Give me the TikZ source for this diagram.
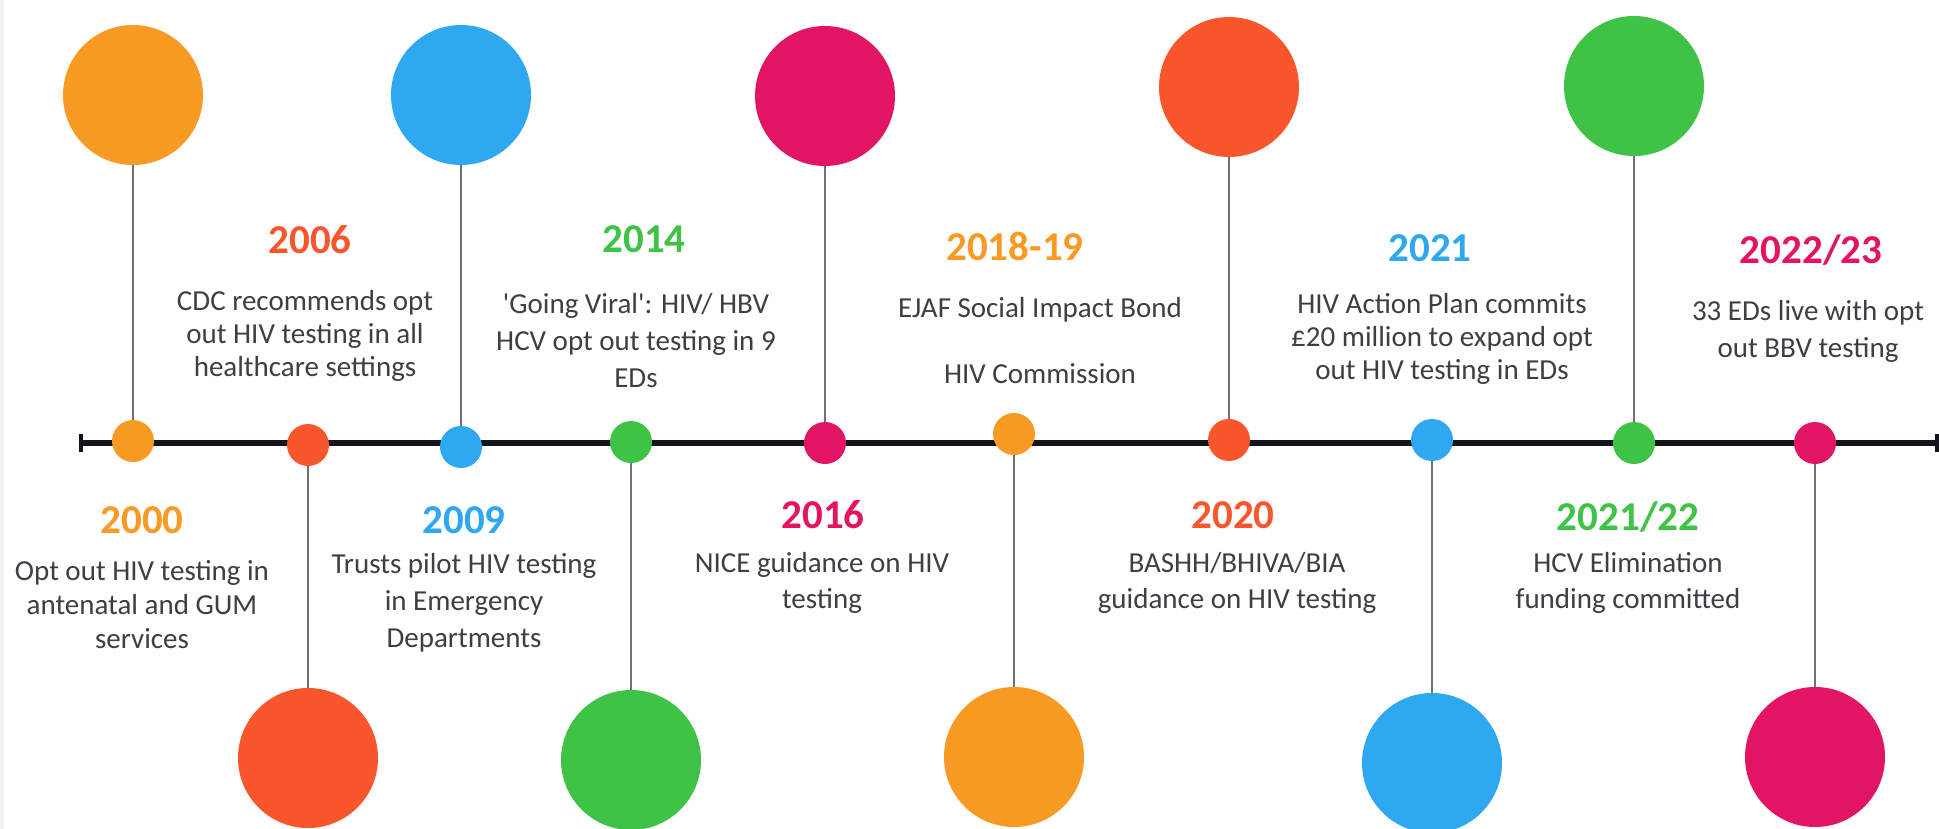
\documentclass[tikz,border=0pt]{standalone}
\usepackage{fontspec}
\setmainfont{Carlito}[Ligatures=TeXOff]
\definecolor{cOrange}{HTML}{F99A25}
\definecolor{cRed}{HTML}{FA562E}
\definecolor{cBlue}{HTML}{2FA8F2}
\definecolor{cGreen}{HTML}{3FC346}
\definecolor{cMagenta}{HTML}{E41464}
\definecolor{stemgray}{HTML}{707075}
\definecolor{bodygray}{HTML}{3E3E46}
\definecolor{axisblack}{HTML}{14141C}
\definecolor{edgegray}{HTML}{F0F3F3}
\begin{document}
\begin{tikzpicture}[x=0.5pt,y=-0.5pt,
  big/.style={circle,fill=#1,inner sep=0pt,minimum size=70pt},
  dot/.style={circle,fill=#1,inner sep=0pt,minimum size=21pt},
  stem/.style={draw=stemgray,line width=1.2pt},
  axis/.style={draw=axisblack,line width=3pt},
  endtick/.style={draw=axisblack,line width=2pt},
  year/.style={text=#1,font=\fontsize{20.5}{24}\selectfont\bfseries,anchor=base,inner sep=0pt},
  body/.style={text=bodygray,font=\fontsize{14.5}{#1}\selectfont,align=center,anchor=north,inner sep=0pt},
]
\useasboundingbox (0,0) rectangle (1939,829);
\fill[white] (0,0) rectangle (1939,829);
\fill[edgegray] (0,0) rectangle (4,829);

% time axis
\coordinate (tlL) at (81,443);
\coordinate (tlR) at (1937,443);
\draw[axis] (tlL) -- (tlR);
\draw[endtick] (tlL) ++(0,-9) -- ++(0,18);
\draw[endtick] (tlR) ++(0,-9) -- ++(0,18);

% milestone balloons (large) and markers on the axis (small)
\node[big=cOrange]  (B1)  at (133,95)   {};
\node[big=cRed]     (B2)  at (308,758)  {};
\node[big=cBlue]    (B3)  at (461,95)   {};
\node[big=cGreen]   (B4)  at (631,760)  {};
\node[big=cMagenta] (B5)  at (825,96)   {};
\node[big=cOrange]  (B6)  at (1014,757) {};
\node[big=cRed]     (B7)  at (1229,87)  {};
\node[big=cBlue]    (B8)  at (1432,763) {};
\node[big=cGreen]   (B9)  at (1634,86)  {};
\node[big=cMagenta] (B10) at (1815,757) {};

\coordinate (P1)  at (133,441);
\coordinate (P2)  at (308,445);
\coordinate (P3)  at (461,447);
\coordinate (P4)  at (631,442);
\coordinate (P5)  at (825,443);
\coordinate (P6)  at (1014,434);
\coordinate (P7)  at (1229,440);
\coordinate (P8)  at (1432,440);
\coordinate (P9)  at (1634,443);
\coordinate (P10) at (1815,443);

\foreach \i in {1,...,10} \draw[stem] (B\i) -- (P\i);

\node[dot=cOrange]  (D1)  at (P1)  {};
\node[dot=cRed]     (D2)  at (P2)  {};
\node[dot=cBlue]    (D3)  at (P3)  {};
\node[dot=cGreen]   (D4)  at (P4)  {};
\node[dot=cMagenta] (D5)  at (P5)  {};
\node[dot=cOrange]  (D6)  at (P6)  {};
\node[dot=cRed]     (D7)  at (P7)  {};
\node[dot=cBlue]    (D8)  at (P8)  {};
\node[dot=cGreen]   (D9)  at (P9)  {};
\node[dot=cMagenta] (D10) at (P10) {};

% labels above the axis
\node[year=cRed] (Y2006) at (310,253) {2006};
\node[body=16.5] (T2006) at (305,290) {CDC recommends opt\\out HIV testing in all\\healthcare settings};

\node[year=cGreen] (Y2014) at (644,252) {2014};
\node[body=18.5] (T2014) at (636,293) {'Going Viral': HIV/ HBV\\HCV opt out testing in 9\\EDs};

\node[year=cOrange] (Y2018) at (1015,260) {2018-19};
\node[body=16.5] (T2018) at (1040,297) {EJAF Social Impact Bond\\[16.5pt]HIV Commission};

\node[year=cBlue] (Y2021) at (1430,261) {2021};
\node[body=16.5] (T2021) at (1442,293) {HIV Action Plan commits\\\pounds20 million to expand opt\\out HIV testing in EDs};

\node[year=cMagenta] (Y2022) at (1811,263) {2022/23};
\node[body=18.5] (T2022) at (1808,300) {33 EDs live with opt\\out BBV testing};

% labels below the axis
\node[year=cOrange] (Y2000) at (142,533) {2000};
\node[body=17] (T2000) at (142,560) {Opt out HIV testing in\\antenatal and GUM\\services};

\node[year=cBlue] (Y2009) at (464,533) {2009};
\node[body=18.5] (T2009) at (464,553) {Trusts pilot HIV testing\\in Emergency\\Departments};

\node[year=cMagenta] (Y2016) at (823,528) {2016};
\node[body=18] (T2016) at (822,552) {NICE guidance on HIV\\testing};

\node[year=cRed] (Y2020) at (1233,528) {2020};
\node[body=18] (T2020) at (1237,552) {BASHH/BHIVA/BIA\\guidance on HIV testing};

\node[year=cGreen] (Y2122) at (1628,530) {2021/22};
\node[body=18] (T2122) at (1628,552) {HCV Elimination\\funding committed};
\end{tikzpicture}
\end{document}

__YOUR INSTRUCTIONS__: Print out the lines exactly, skipping any picture.

__SOLUTION__:
Give me the TikZ source for this diagram.
\documentclass[tikz,border=0pt]{standalone}
\usepackage{fontspec}
\setmainfont{Carlito}[Ligatures=TeXOff]
\definecolor{cOrange}{HTML}{F99A25}
\definecolor{cRed}{HTML}{FA562E}
\definecolor{cBlue}{HTML}{2FA8F2}
\definecolor{cGreen}{HTML}{3FC346}
\definecolor{cMagenta}{HTML}{E41464}
\definecolor{stemgray}{HTML}{707075}
\definecolor{bodygray}{HTML}{3E3E46}
\definecolor{axisblack}{HTML}{14141C}
\definecolor{edgegray}{HTML}{F0F3F3}
\begin{document}
\begin{tikzpicture}[x=0.5pt,y=-0.5pt,
  big/.style={circle,fill=#1,inner sep=0pt,minimum size=70pt},
  dot/.style={circle,fill=#1,inner sep=0pt,minimum size=21pt},
  stem/.style={draw=stemgray,line width=1.2pt},
  axis/.style={draw=axisblack,line width=3pt},
  endtick/.style={draw=axisblack,line width=2pt},
  year/.style={text=#1,font=\fontsize{20.5}{24}\selectfont\bfseries,anchor=base,inner sep=0pt},
  body/.style={text=bodygray,font=\fontsize{14.5}{#1}\selectfont,align=center,anchor=north,inner sep=0pt},
]
\useasboundingbox (0,0) rectangle (1939,829);
\fill[white] (0,0) rectangle (1939,829);
\fill[edgegray] (0,0) rectangle (4,829);

% time axis
\coordinate (tlL) at (81,443);
\coordinate (tlR) at (1937,443);
\draw[axis] (tlL) -- (tlR);
\draw[endtick] (tlL) ++(0,-9) -- ++(0,18);
\draw[endtick] (tlR) ++(0,-9) -- ++(0,18);

% milestone balloons (large) and markers on the axis (small)
\node[big=cOrange]  (B1)  at (133,95)   {};
\node[big=cRed]     (B2)  at (308,758)  {};
\node[big=cBlue]    (B3)  at (461,95)   {};
\node[big=cGreen]   (B4)  at (631,760)  {};
\node[big=cMagenta] (B5)  at (825,96)   {};
\node[big=cOrange]  (B6)  at (1014,757) {};
\node[big=cRed]     (B7)  at (1229,87)  {};
\node[big=cBlue]    (B8)  at (1432,763) {};
\node[big=cGreen]   (B9)  at (1634,86)  {};
\node[big=cMagenta] (B10) at (1815,757) {};

\coordinate (P1)  at (133,441);
\coordinate (P2)  at (308,445);
\coordinate (P3)  at (461,447);
\coordinate (P4)  at (631,442);
\coordinate (P5)  at (825,443);
\coordinate (P6)  at (1014,434);
\coordinate (P7)  at (1229,440);
\coordinate (P8)  at (1432,440);
\coordinate (P9)  at (1634,443);
\coordinate (P10) at (1815,443);

\foreach \i in {1,...,10} \draw[stem] (B\i) -- (P\i);

\node[dot=cOrange]  (D1)  at (P1)  {};
\node[dot=cRed]     (D2)  at (P2)  {};
\node[dot=cBlue]    (D3)  at (P3)  {};
\node[dot=cGreen]   (D4)  at (P4)  {};
\node[dot=cMagenta] (D5)  at (P5)  {};
\node[dot=cOrange]  (D6)  at (P6)  {};
\node[dot=cRed]     (D7)  at (P7)  {};
\node[dot=cBlue]    (D8)  at (P8)  {};
\node[dot=cGreen]   (D9)  at (P9)  {};
\node[dot=cMagenta] (D10) at (P10) {};

% labels above the axis
\node[year=cRed] (Y2006) at (310,253) {2006};
\node[body=16.5] (T2006) at (305,290) {CDC recommends opt\\out HIV testing in all\\healthcare settings};

\node[year=cGreen] (Y2014) at (644,252) {2014};
\node[body=18.5] (T2014) at (636,293) {'Going Viral': HIV/ HBV\\HCV opt out testing in 9\\EDs};

\node[year=cOrange] (Y2018) at (1015,260) {2018-19};
\node[body=16.5] (T2018) at (1040,297) {EJAF Social Impact Bond\\[16.5pt]HIV Commission};

\node[year=cBlue] (Y2021) at (1430,261) {2021};
\node[body=16.5] (T2021) at (1442,293) {HIV Action Plan commits\\\pounds20 million to expand opt\\out HIV testing in EDs};

\node[year=cMagenta] (Y2022) at (1811,263) {2022/23};
\node[body=18.5] (T2022) at (1808,300) {33 EDs live with opt\\out BBV testing};

% labels below the axis
\node[year=cOrange] (Y2000) at (142,533) {2000};
\node[body=17] (T2000) at (142,560) {Opt out HIV testing in\\antenatal and GUM\\services};

\node[year=cBlue] (Y2009) at (464,533) {2009};
\node[body=18.5] (T2009) at (464,553) {Trusts pilot HIV testing\\in Emergency\\Departments};

\node[year=cMagenta] (Y2016) at (823,528) {2016};
\node[body=18] (T2016) at (822,552) {NICE guidance on HIV\\testing};

\node[year=cRed] (Y2020) at (1233,528) {2020};
\node[body=18] (T2020) at (1237,552) {BASHH/BHIVA/BIA\\guidance on HIV testing};

\node[year=cGreen] (Y2122) at (1628,530) {2021/22};
\node[body=18] (T2122) at (1628,552) {HCV Elimination\\funding committed};
\end{tikzpicture}
\end{document}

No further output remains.